The impact of Hispanic homebuyers on the overall market has been increasing steadily and is expected to continue on that trajectory. The Urban Institute projects that between 2010 and 2030, the bulk of new homeowners will be nonwhite, with more than half expected to be Hispanic — while less than 7 percent will be white. “Within 15 years, the highest number of home purchases, which drives the building and mortgage markets, are going to be made by people of color,” Taylor says. “That’s what’s happening. It’s a changing America.”
NAHREP estimates that about 3 million of the 11 million undocumented immigrants in the U.S.currently are potential homeowners — assuming a path to citizenship can be established. A study by the Americas Society/Council of the Americas found that, based on an analysis of U.S. Census Bureau data, the estimated 40 million immigrants in the country collectively have “created $3.7 trillion in housing wealth, helping stabilize less desirable communities where home prices are declining or would otherwise have declined.”
William E. Brown, president of the National Association of Realtors (NAR), says ensuring that the nation’s borders are secure should be a high priority. He also stresses, however, that any immigration policy should take into account the role foreign buyers and immigrants play in the nation’s housing market.

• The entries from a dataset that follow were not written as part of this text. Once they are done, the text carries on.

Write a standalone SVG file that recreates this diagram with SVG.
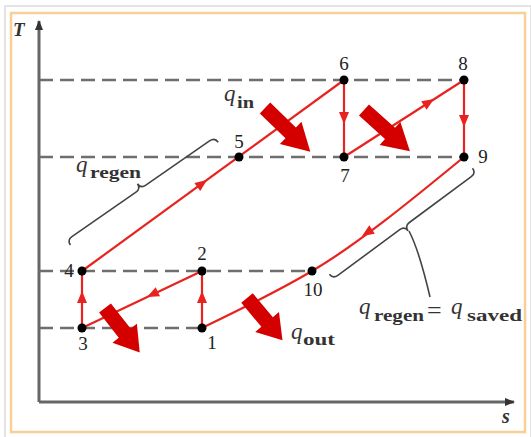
<svg xmlns="http://www.w3.org/2000/svg" xmlns:xlink="http://www.w3.org/1999/xlink" width="531" height="437" viewBox="0 0 531 437">
<style>
.dash{stroke:#6e6e6e;stroke-width:2.5;stroke-dasharray:14 7;fill:none}
.axis{stroke:#666;stroke-width:3;fill:none}
.red{stroke:#e8231f;stroke-width:2.2;fill:none}
.ah{fill:#e8231f}
.big{fill:#d40000}
.brace{stroke:#444;stroke-width:1.6;fill:none}
.dot{fill:#000}
.num{font-family:"Liberation Serif",serif;font-size:19px;fill:#222;text-anchor:middle}
.q{font-family:"Liberation Serif",serif;font-style:italic;font-size:23px;fill:#333}
.sub{font-family:"Liberation Serif",serif;font-weight:bold;font-size:16px;fill:#333}
.ax{font-family:"Liberation Serif",serif;font-style:italic;font-weight:bold;fill:#333}
</style>
<defs>
<path id="ah" d="M0,0 L-12,-5 L-12,5 Z"/>
<path id="bigarrow" d="M0,-7.5 L34,-7.5 L34,-15.5 L60,0 L34,15.5 L34,7.5 L0,7.5 Z"/>
<marker id="axhead" markerWidth="10" markerHeight="10" refX="9" refY="5" orient="auto" markerUnits="userSpaceOnUse">
<path d="M0,1 L10,5 L0,9 Z" fill="#333"/>
</marker>
</defs>
<rect x="0" y="0" width="531" height="437" fill="#fff"/>
<rect x="5" y="6" width="526" height="432" fill="none" stroke="#dcdcdc" stroke-width="1.5"/>
<rect x="11" y="13" width="514" height="419" fill="#fff" stroke="#f8cf95" stroke-width="2.5"/>

<g id="axes">
<line class="axis" x1="39" y1="402" x2="39" y2="21" marker-end="url(#axhead)"/>
<line class="axis" x1="39" y1="402" x2="514" y2="402" marker-end="url(#axhead)"/>
<text class="ax" x="13" y="36" font-size="19">T</text>
<text class="ax" x="502" y="423" font-size="20" font-weight="normal">s</text>
</g>

<g id="isotherms">
<line class="dash" x1="39" y1="80" x2="464" y2="80"/>
<line class="dash" x1="39" y1="157" x2="464" y2="157"/>
<line class="dash" x1="39" y1="271" x2="312" y2="271"/>
<line class="dash" x1="39" y1="328" x2="202" y2="328"/>
</g>

<g id="connectors">
<path class="red" d="M82,271 L344,80"/>
<path class="red" d="M344,80 L344,157"/>
<path class="red" d="M344,157 L464,80"/>
<path class="red" d="M464,80 L464,157"/>
<path class="red" d="M464,157 C420,193 360,243 312,271 C275,293 235,312 202,328"/>
<path class="red" d="M202,328 L202,271"/>
<path class="red" d="M202,271 L82,328"/>
<path class="red" d="M82,328 L82,271"/>
<use xlink:href="#ah" class="ah" transform="translate(207,180) rotate(-36.1)"/>
<use xlink:href="#ah" class="ah" transform="translate(344,124) rotate(90)"/>
<use xlink:href="#ah" class="ah" transform="translate(434,99) rotate(-32.7)"/>
<use xlink:href="#ah" class="ah" transform="translate(464,127) rotate(90)"/>
<use xlink:href="#ah" class="ah" transform="translate(362,236) rotate(147)"/>
<use xlink:href="#ah" class="ah" transform="translate(147,297) rotate(154.6)"/>
<use xlink:href="#ah" class="ah" transform="translate(202,291) rotate(-90)"/>
<use xlink:href="#ah" class="ah" transform="translate(82,291) rotate(-90)"/>
</g>

<g id="heat-arrows">
<use xlink:href="#bigarrow" class="big" transform="translate(265,108) rotate(44) scale(1.05,1)"/>
<use xlink:href="#bigarrow" class="big" transform="translate(364,110) rotate(42) scale(1.03,1)"/>
<use xlink:href="#bigarrow" class="big" transform="translate(105,308) rotate(52) scale(0.94,1)"/>
<use xlink:href="#bigarrow" class="big" transform="translate(247,298) rotate(50) scale(0.92,1)"/>
</g>

<g id="braces">
<path class="brace" transform="translate(67,240) rotate(-34.8)" d="M0,6 Q0,0 6,0 L84,0 Q90,0 90,-6 Q90,0 96,0 L174,0 Q180,0 180,6"/>
<path class="brace" transform="translate(333,279) rotate(-36.5)" d="M0,-6 Q0,0 6,0 L83,0 Q89,0 89,6 Q89,0 95,0 L172,0 Q178,0 178,-6"/>
<path class="brace" d="M409,231 Q419,250 430,297"/>
</g>

<g id="p1"><circle class="dot" cx="202" cy="328" r="4.5"/><text class="num" x="212" y="349">1</text></g>
<g id="p2"><circle class="dot" cx="202" cy="271" r="4.5"/><text class="num" x="202" y="260">2</text></g>
<g id="p3"><circle class="dot" cx="82" cy="328" r="4.5"/><text class="num" x="83" y="350">3</text></g>
<g id="p4"><circle class="dot" cx="82" cy="271" r="4.5"/><text class="num" x="69" y="277">4</text></g>
<g id="p5"><circle class="dot" cx="239" cy="157" r="4.5"/><text class="num" x="239" y="148">5</text></g>
<g id="p6"><circle class="dot" cx="344" cy="80" r="4.5"/><text class="num" x="344" y="70">6</text></g>
<g id="p7"><circle class="dot" cx="344" cy="157" r="4.5"/><text class="num" x="345" y="182">7</text></g>
<g id="p8"><circle class="dot" cx="464" cy="80" r="4.5"/><text class="num" x="463" y="70">8</text></g>
<g id="p9"><circle class="dot" cx="464" cy="157" r="4.5"/><text class="num" x="483" y="163">9</text></g>
<g id="p10"><circle class="dot" cx="312" cy="271" r="4.5"/><text class="num" x="313" y="296">10</text></g>

<g id="labels">
<text class="q" x="224" y="101">q</text><text class="sub" x="237" y="108" textLength="17" lengthAdjust="spacingAndGlyphs">in</text>
<text class="q" x="76" y="172">q</text><text class="sub" x="90" y="178" textLength="51" lengthAdjust="spacingAndGlyphs">regen</text>
<text class="q" x="291" y="339">q</text><text class="sub" x="303" y="345" textLength="32" lengthAdjust="spacingAndGlyphs">out</text>
<text class="q" x="359" y="314">q</text><text class="sub" x="374" y="321" textLength="50" lengthAdjust="spacingAndGlyphs">regen</text>
<text font-family="Liberation Serif, serif" font-size="26" fill="#333" x="427" y="319">=</text>
<text class="q" x="451" y="314">q</text><text class="sub" x="467" y="321" textLength="55" lengthAdjust="spacingAndGlyphs">saved</text>
</g>
</svg>
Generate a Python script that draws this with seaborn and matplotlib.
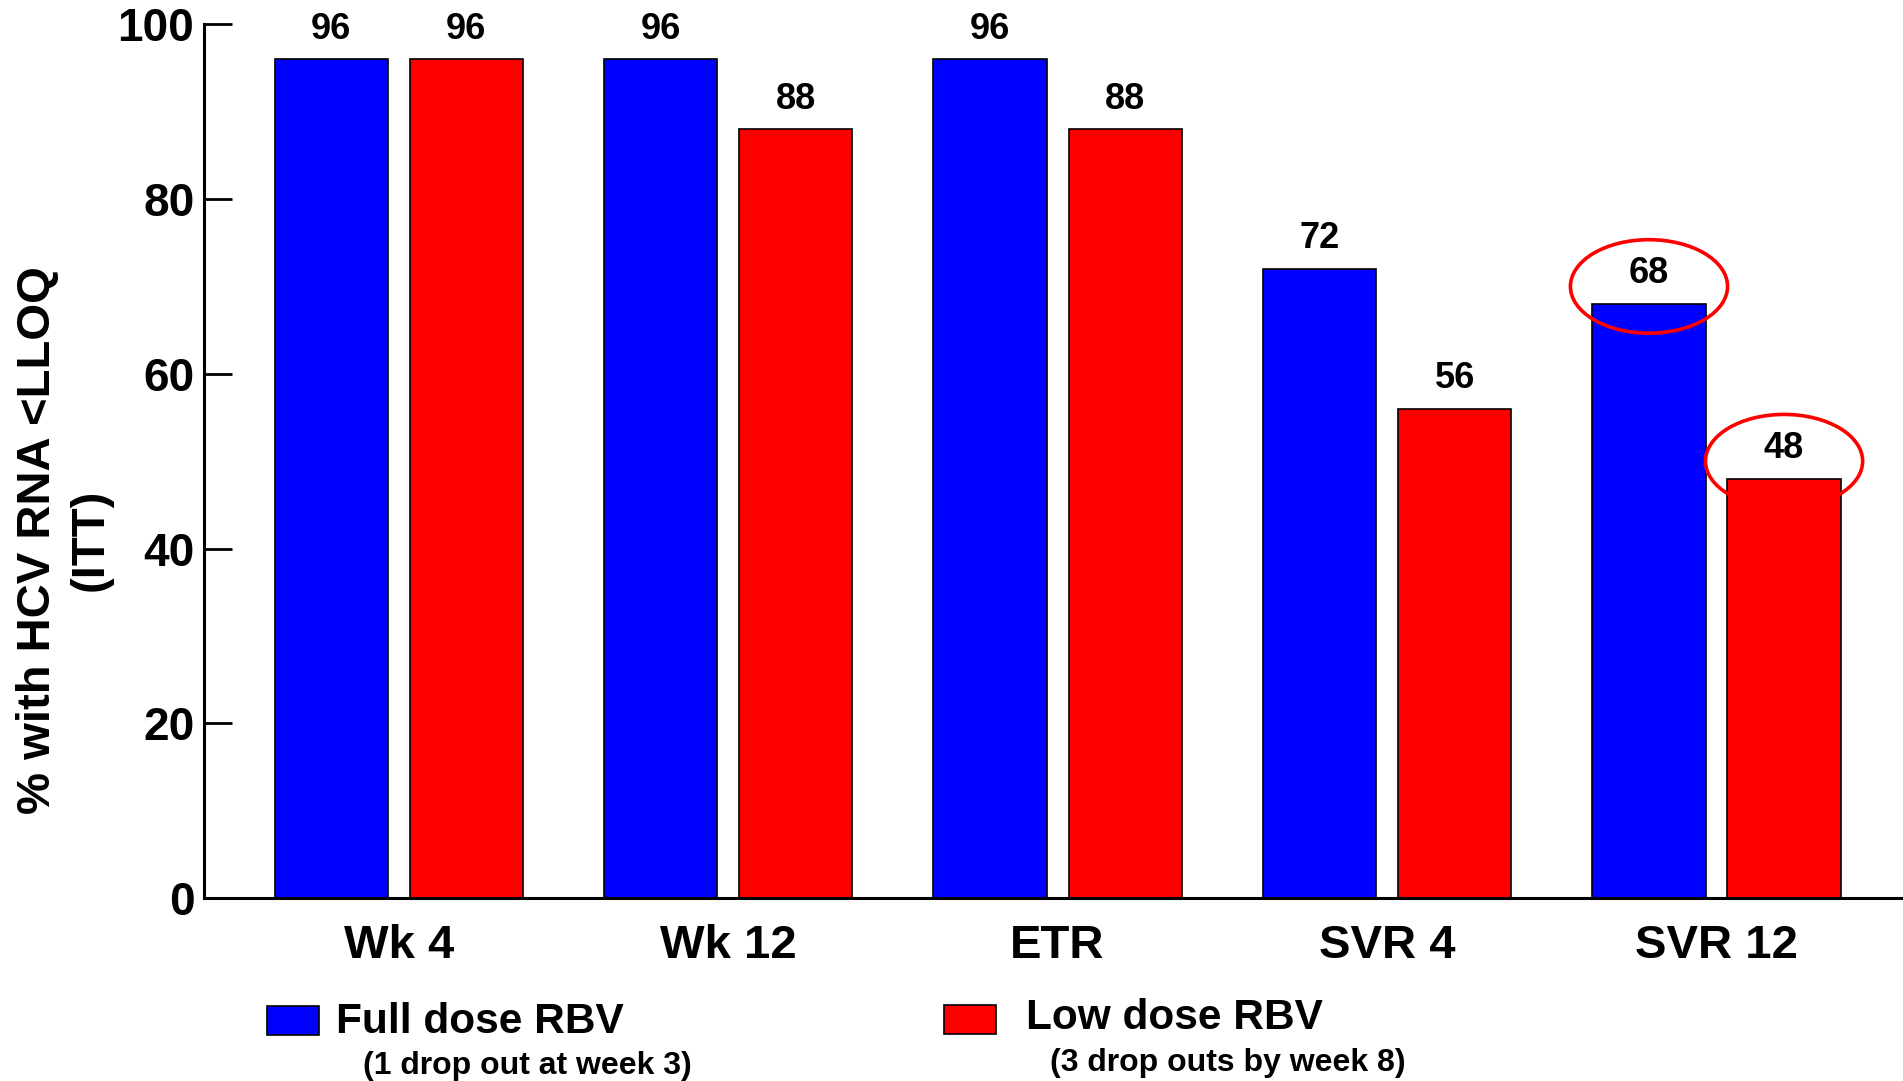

“According to the recent NAR data, foreign buyers, recent immigrants and temporary visa holders purchased residential property valued at over $100 billion over the one-year period we studied,” Williams said in a prepared statement provided to Scotsman Guide. “The reality today is that we live in an international marketplace, and the importance of a free flow of capital across the borders is clear.
“To that end, we support a policy that … settles the status of illegal immigrants in a way that acknowledges the reality of their presence, their role in the economy and their contributions to our society.”
NAHREP’s Acosta says he still holds out a glimmer of hope that Trump’s tough talk on immigration could ultimately lead to a productive policy compromise.
“Trump is a guy who has been in the [real estate] and construction business, and he has to have some fundamental understanding of how destructive a [mass-deportation] policy like this will be,” Acosta says. “So if he pushes us collectively toward a more permanent solution to where people can immigrate into the country legally in much more efficient manner, and we solve for undocumented individuals here already in a more pragmatic way, that could be a positive. We’ll see.”